Samoa’s prime minister Tuilaepa Sailele Malielegaoi has announced plans to shift the International Date Line to the east – a move that will see the Pacific nation divided from its near neighbour, American Samoa.

Currently, Samoa sits to the east of this line – which runs through the middle of the Pacific – and is 11 hours behind GMT, 21 hours behind eastern Australia and 23 behind New Zealand.

It’s one of the last places on Earth to see out the day.

Time is relative

Time is a human invention, a collection of ideas that has evolved over, well, time into what we experience today.

People have long carried timepieces, at one stage in a pocket, then on the wrist. These days, we use mobile phones that not only tell the time but also the location of the bearer.

Time used to be a very local affair, with different methods of measurement and different standards.

That was fine when people travelled slowly and, for the most part, didn’t know the time anyhow. When they arrived, they arrived, within a few days of punctuality. Fashionably late, or early, was the norm.

As everyone had different calendars, even the reference point for the day in question had to be specified.

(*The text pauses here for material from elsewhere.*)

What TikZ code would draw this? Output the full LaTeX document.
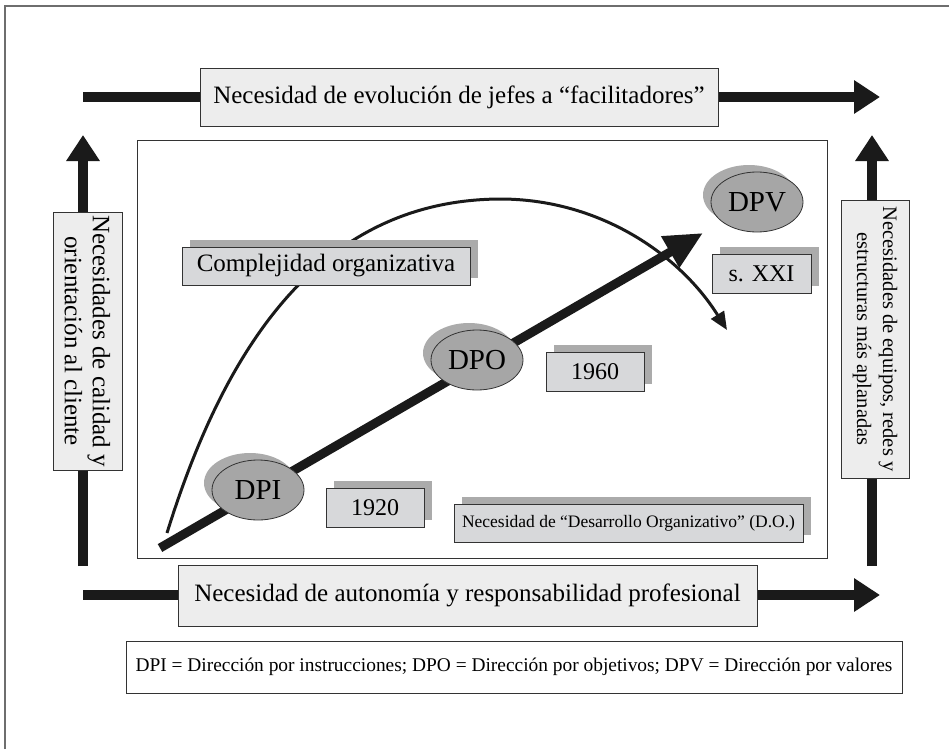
\documentclass[tikz,border=0pt]{standalone}
\usepackage{fontspec}
\setmainfont{Liberation Serif}
\usetikzlibrary{arrows.meta,shapes.geometric,shadows}
\definecolor{boxlight}{HTML}{EDEDED}
\definecolor{boxmid}{HTML}{D7D8DA}
\definecolor{shade}{HTML}{ABABAB}
\definecolor{ellfill}{HTML}{A6A6A6}
\definecolor{edge}{HTML}{333333}
\definecolor{framegray}{HTML}{6E6E6E}
\definecolor{ink}{HTML}{1A1A1A}
\tikzset{
  bigbox/.style={draw=edge, line width=0.9pt, fill=boxlight, inner sep=0pt, align=center,
    font=\fontsize{25}{28}\selectfont},
  labbox/.style={draw=edge, line width=0.9pt, fill=boxmid, inner sep=0pt,
    font=\fontsize{25}{28}\selectfont,
    drop shadow={shadow xshift=8pt, shadow yshift=7pt, fill=shade, opacity=1}},
  ellnode/.style={ellipse, draw=edge, line width=0.8pt, fill=ellfill, inner sep=0pt,
    minimum width=92pt, minimum height=60pt, font=\fontsize{29}{33}\selectfont,
    drop shadow={shadow xshift=-8pt, shadow yshift=7pt, fill=shade, opacity=1}},
  bigarrow/.style={draw=ink, line width=10pt, -{Triangle[length=26pt,width=32pt]}},
  diagarrow/.style={draw=ink, line width=9pt, -{Triangle[length=38pt,width=34pt]}},
  curvearrow/.style={draw=ink, line width=3pt, -{Triangle[length=18pt,width=15pt]}}
}
\begin{document}
\begin{tikzpicture}[x=1pt,y=-1pt]
\useasboundingbox (0,0) rectangle (949,749);
% outer frame (top and left edges)
\draw[framegray, line width=2pt] (4.5,749) -- (4.5,6) -- (949,6);

% inner panel
\node[draw=edge, line width=1pt, minimum width=690pt, minimum height=418pt, inner sep=0pt] (panel) at (482,349) {};

% frame arrows
\coordinate (tl) at (83,97);
\coordinate (tr) at (880,97);
\coordinate (bl) at (83,595);
\coordinate (br) at (880,595);
\coordinate (lb) at (83,566);
\coordinate (lt) at (83,135);
\coordinate (rb) at (872,566);
\coordinate (rt) at (872,135);
\draw[bigarrow] (tl) -- (tr);
\draw[bigarrow] (bl) -- (br);
\draw[bigarrow] (lb) -- (lt);
\draw[bigarrow] (rb) -- (rt);

% frame boxes
\node[bigbox, minimum width=518pt, minimum height=58pt] (top) at (459,97)
  {Necesidad de evolución de jefes a “facilitadores”};
\node[bigbox, minimum width=579pt, minimum height=61pt] (bottom) at (467.5,595.5)
  {Necesidad de autonomía y responsabilidad profesional};
\node[bigbox, rotate=-90, minimum width=258pt, minimum height=69pt] (left) at (87.5,341)
  {Necesidades de calidad y\\orientación al cliente};
\node[bigbox, rotate=-90, minimum width=278pt, minimum height=68pt,
  font=\fontsize{20.5}{26}\selectfont] (right) at (875,339)
  {Necesidades de equipos, redes y\\estructuras más aplanadas};

% complexity curve
\coordinate (c0) at (167,533);
\coordinate (cpk) at (500,199);
\coordinate (c1) at (727,330);
\draw[curvearrow] (c0) .. controls (230,330) and (330,200) .. (cpk)
  .. controls (600,199) and (680,255) .. (c1);

% evolution arrow
\coordinate (s0) at (160,548);
\coordinate (s1) at (703,233);
\draw[diagarrow] (s0) -- (s1);

% ellipses
\node[ellnode] (dpi) at (258,490) {DPI};
\node[ellnode] (dpo) at (477,360) {DPO};
\node[ellnode] (dpv) at (757,202) {DPV};

% label boxes
\node[labbox, minimum width=288pt, minimum height=38pt] (comp) at (326,266) {Complejidad organizativa};
\node[labbox, minimum width=98pt, minimum height=39pt, font=\fontsize{24}{28}\selectfont] (y1920) at (375,507.5) {1920};
\node[labbox, minimum width=98pt, minimum height=39pt, font=\fontsize{24}{28}\selectfont] (y1960) at (595,371.5) {1960};
\node[labbox, minimum width=99pt, minimum height=39pt, font=\fontsize{24}{28}\selectfont] (sxxi) at (761.5,273.5) {s. XXI};
\node[labbox, minimum width=349pt, minimum height=38pt, font=\fontsize{17.5}{20}\selectfont] (do) at (628.5,523)
  {Necesidad de “Desarrollo Organizativo” (D.O.)};

% legend
\node[draw=edge, line width=1pt, fill=white, inner sep=0pt, minimum width=776pt, minimum height=52pt,
  font=\fontsize{19.4}{22}\selectfont] (legend) at (514,667)
  {DPI = Dirección por instrucciones; DPO = Dirección por objetivos; DPV = Dirección por valores};
\end{tikzpicture}
\end{document}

It was travel technology that brought about the need for knowing the exact time, and the need for a global measure.

Sea navigation brought about the need to fix a point on the planet from which to measure distance from departure to arrival point, or longitude. Latitude – placement between the poles and the equator – had been known for some time.

Prime meridian

The English, setting about to rule the waves, determined their point of departure an 18th century “ground zero”. This was at the Royal Naval College at Greenwich, and it still exists today.

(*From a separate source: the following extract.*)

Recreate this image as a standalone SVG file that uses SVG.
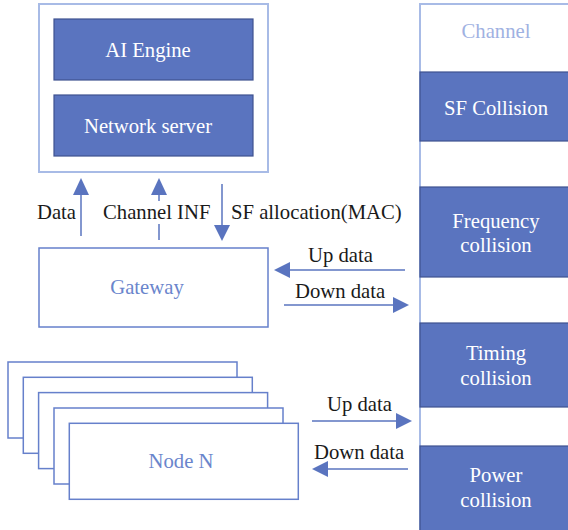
<svg xmlns="http://www.w3.org/2000/svg" width="568" height="530" viewBox="0 0 568 530" font-family="'Liberation Serif', 'DejaVu Serif', serif" font-size="20.7">
<style>
.w{fill:#ffffff;text-anchor:middle;}
.k{fill:#1a1a1a;}
.blue{fill:#5a74bf;stroke:#3e5290;stroke-width:1.2;}
.light{fill:#ffffff;stroke:#a8bbe6;stroke-width:2;}
.frame{fill:#ffffff;stroke:#6680cb;stroke-width:1.5;}
.ln{stroke:#5a74bf;stroke-width:1.5;fill:none;}
.hd{fill:#5a74bf;}
</style>
<rect width="568" height="530" fill="#ffffff"/>
<g id="server">
<rect class="light" x="39" y="4" width="229" height="168"/>
<g id="ai-engine"><rect class="blue" x="54" y="19" width="199" height="61"/><text class="w" x="148" y="57">AI Engine</text></g>
<g id="network-server"><rect class="blue" x="54" y="95" width="199" height="61"/><text class="w" x="148" y="133">Network server</text></g>
</g>
<g id="channel">
<rect class="light" x="420" y="4" width="152" height="530"/>
<text x="496" y="38" style="fill:#9fb2e2;text-anchor:middle">Channel</text>
<g id="sf-collision"><rect class="blue" x="420" y="72" width="152" height="69"/><text class="w" x="496" y="115">SF Collision</text></g>
<g id="frequency-collision"><rect class="blue" x="420" y="187" width="152" height="90"/><text class="w" x="496" y="228">Frequency</text><text class="w" x="496" y="252">collision</text></g>
<g id="timing-collision"><rect class="blue" x="420" y="323" width="152" height="84"/><text class="w" x="496" y="360">Timing</text><text class="w" x="496" y="385">collision</text></g>
<g id="power-collision"><rect class="blue" x="420" y="446" width="152" height="90"/><text class="w" x="496" y="482">Power</text><text class="w" x="496" y="507">collision</text></g>
</g>
<g id="gateway">
<rect class="frame" x="39" y="248" width="229" height="79"/>
<text x="147" y="294" style="fill:#6a85cc;text-anchor:middle">Gateway</text>
</g>
<g id="nodes">
<rect class="frame" x="8" y="362" width="229" height="76"/>
<rect class="frame" x="23.3" y="377.3" width="229" height="76"/>
<rect class="frame" x="38.6" y="392.6" width="229" height="76"/>
<rect class="frame" x="54" y="408" width="229" height="76"/>
<g id="node-n"><rect class="frame" x="69.3" y="423.3" width="229" height="76"/>
<text x="181" y="468" style="fill:#6a85cc;text-anchor:middle">Node N</text></g>
</g>
<g id="connectors">
<line class="ln" x1="81" y1="236" x2="81" y2="192"/><polygon class="hd" points="73,195 89,195 81,178"/>
<line class="ln" x1="159" y1="240" x2="159" y2="224"/><line class="ln" x1="159" y1="201" x2="159" y2="192"/><polygon class="hd" points="151,195 167,195 159,178"/>
<line class="ln" x1="222" y1="184" x2="222" y2="228"/><polygon class="hd" points="214,225 230,225 222,241"/>
<line class="ln" x1="405" y1="270" x2="288" y2="270"/><polygon class="hd" points="290,262 290,278 274,270"/>
<line class="ln" x1="284" y1="305" x2="396" y2="305"/><polygon class="hd" points="393,297 393,313 409,305"/>
<line class="ln" x1="312" y1="421" x2="400" y2="421"/><polygon class="hd" points="396,413 396,429 412,421"/>
<line class="ln" x1="408" y1="469" x2="326" y2="469"/><polygon class="hd" points="328,461 328,477 312,469"/>
</g>
<g id="labels">
<text class="k" x="76" y="219" text-anchor="end">Data</text>
<text class="k" x="103" y="219">Channel INF</text>
<text class="k" x="231" y="219">SF allocation(MAC)</text>
<text class="k" x="308" y="262">Up data</text>
<text class="k" x="295" y="298">Down data</text>
<text class="k" x="327" y="411">Up data</text>
<text class="k" x="314" y="459">Down data</text>
</g>
</svg>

There were rivals for this premier position (France notably) but in the end the disagreement was solved by dividing measurement.

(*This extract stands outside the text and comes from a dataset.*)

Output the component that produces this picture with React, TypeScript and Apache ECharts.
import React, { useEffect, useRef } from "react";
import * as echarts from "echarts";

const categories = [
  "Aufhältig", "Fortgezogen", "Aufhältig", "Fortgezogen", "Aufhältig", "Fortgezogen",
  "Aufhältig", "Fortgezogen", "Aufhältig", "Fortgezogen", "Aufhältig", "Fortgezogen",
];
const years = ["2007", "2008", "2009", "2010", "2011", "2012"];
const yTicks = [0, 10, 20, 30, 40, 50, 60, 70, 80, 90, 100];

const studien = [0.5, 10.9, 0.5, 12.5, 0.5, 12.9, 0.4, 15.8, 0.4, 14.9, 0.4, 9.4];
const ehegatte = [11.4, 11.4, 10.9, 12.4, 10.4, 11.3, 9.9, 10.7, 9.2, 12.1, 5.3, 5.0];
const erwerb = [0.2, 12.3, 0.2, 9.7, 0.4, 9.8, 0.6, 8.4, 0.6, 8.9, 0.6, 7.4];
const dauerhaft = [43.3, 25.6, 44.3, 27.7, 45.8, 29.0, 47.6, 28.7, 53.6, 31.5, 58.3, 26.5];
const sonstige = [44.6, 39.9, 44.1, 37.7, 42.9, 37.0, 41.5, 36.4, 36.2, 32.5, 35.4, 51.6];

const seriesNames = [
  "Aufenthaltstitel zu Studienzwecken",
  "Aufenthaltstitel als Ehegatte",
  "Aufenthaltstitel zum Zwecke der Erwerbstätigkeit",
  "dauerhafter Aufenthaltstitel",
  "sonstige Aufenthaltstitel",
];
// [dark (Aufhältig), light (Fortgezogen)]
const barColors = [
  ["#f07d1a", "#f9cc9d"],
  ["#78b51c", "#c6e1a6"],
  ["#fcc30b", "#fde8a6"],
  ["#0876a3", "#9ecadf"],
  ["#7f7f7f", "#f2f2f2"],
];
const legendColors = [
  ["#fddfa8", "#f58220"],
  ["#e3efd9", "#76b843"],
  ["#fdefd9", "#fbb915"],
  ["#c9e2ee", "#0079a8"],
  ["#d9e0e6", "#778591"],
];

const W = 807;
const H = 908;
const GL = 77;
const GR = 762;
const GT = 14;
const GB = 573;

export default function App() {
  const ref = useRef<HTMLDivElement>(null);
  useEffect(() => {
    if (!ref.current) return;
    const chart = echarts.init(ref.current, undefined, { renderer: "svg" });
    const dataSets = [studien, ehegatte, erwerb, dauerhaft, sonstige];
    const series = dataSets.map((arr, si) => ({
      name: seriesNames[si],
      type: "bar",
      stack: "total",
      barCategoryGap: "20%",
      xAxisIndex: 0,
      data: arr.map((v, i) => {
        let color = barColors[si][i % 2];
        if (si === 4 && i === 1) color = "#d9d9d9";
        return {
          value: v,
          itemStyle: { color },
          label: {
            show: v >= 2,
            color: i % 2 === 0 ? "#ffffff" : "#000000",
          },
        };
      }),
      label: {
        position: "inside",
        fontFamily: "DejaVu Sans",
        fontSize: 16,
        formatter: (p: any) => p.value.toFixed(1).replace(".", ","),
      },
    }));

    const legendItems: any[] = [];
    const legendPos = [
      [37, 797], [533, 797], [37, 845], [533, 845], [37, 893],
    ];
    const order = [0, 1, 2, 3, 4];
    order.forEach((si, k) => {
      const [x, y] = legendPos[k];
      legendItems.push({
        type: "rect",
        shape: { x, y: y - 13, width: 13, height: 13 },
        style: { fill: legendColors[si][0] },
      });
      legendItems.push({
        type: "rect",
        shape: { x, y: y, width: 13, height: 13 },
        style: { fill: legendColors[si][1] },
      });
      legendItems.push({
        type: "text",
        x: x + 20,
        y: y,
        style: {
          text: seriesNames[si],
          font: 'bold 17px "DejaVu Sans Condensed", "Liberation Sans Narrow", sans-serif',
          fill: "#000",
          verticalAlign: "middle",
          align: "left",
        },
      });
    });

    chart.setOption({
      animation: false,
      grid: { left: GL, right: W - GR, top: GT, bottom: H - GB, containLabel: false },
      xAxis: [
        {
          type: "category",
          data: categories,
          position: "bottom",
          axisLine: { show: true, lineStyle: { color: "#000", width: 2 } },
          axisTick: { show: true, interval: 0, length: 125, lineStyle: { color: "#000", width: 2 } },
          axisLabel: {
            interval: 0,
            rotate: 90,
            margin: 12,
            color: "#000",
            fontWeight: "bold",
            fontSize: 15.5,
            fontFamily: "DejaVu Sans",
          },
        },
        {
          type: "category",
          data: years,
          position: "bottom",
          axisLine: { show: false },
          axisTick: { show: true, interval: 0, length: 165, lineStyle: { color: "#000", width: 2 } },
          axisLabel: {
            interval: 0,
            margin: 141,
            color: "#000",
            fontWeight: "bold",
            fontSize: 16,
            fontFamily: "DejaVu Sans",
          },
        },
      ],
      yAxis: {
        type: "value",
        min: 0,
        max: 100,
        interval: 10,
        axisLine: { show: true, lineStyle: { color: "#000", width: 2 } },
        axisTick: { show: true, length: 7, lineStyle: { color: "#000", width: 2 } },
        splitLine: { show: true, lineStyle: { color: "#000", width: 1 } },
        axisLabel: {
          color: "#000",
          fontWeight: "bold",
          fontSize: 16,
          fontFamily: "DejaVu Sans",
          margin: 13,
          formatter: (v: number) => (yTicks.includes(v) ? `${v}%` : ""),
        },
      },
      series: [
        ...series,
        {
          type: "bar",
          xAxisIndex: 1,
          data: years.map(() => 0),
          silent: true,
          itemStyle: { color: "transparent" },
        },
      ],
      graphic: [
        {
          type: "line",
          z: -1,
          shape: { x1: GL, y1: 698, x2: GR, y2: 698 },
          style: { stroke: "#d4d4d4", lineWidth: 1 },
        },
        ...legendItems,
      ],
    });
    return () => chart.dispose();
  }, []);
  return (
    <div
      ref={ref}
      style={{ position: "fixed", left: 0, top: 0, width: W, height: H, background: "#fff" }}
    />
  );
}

It was decided the prime meridian would be English, but the International Bureau of Weights and Measures would be in Paris. In other words, the starting point would be English, but the French determine time.

There are 40 official time zones on land and an additional 25 nautical ones, required to accommodate local conditions.

Nothing actually happens at the prime meridian at Greenwich: one of the most popular tourist photographs involves standing astride a red mark looking cold.

But something has to happen somewhere. Otherwise going round the globe, as many people do today, would cause an endless mounting up of days:

International Date Line

The International Date Line is as arbitrary as the prime meridian. It runs through the sparsely inhabited Pacific Ocean and, lacking landmarks, is changeable – liquid, one might even say.

Technically, Rapa Nui (Easter Island) should have a four-hour time difference with mainland Chile, but only has a two-hour difference to allow government officials to better communicate.

When the threat of Y2K was in the air, Kiribati, the former Gilbert Islands, “moved” Caroline Island so that it would be the first to greet the new millenium. It was even renamed “Millennium” in the hope of sparking a tourist boom to the uninhabited place.

Now, Samoa has decided that from the end of this year, they will be on the same side of the imaginary Date Line as their trading partners, principally Australia and New Zealand.

Echoing Kiribati’s hopes, Malielegaoi said there might even be a tourist spin-off from the date division of his nation from American Samoa, with people wanting two birthdays or anniversaries able to travel the 40 miles east to the island chain to have them.

Most interestingly, the change will mean the sun rises first and sets last in Samoa, a vision of completeness and world relevance that Samoans themselves always have had of the place they call “the cradle of Polynesia”.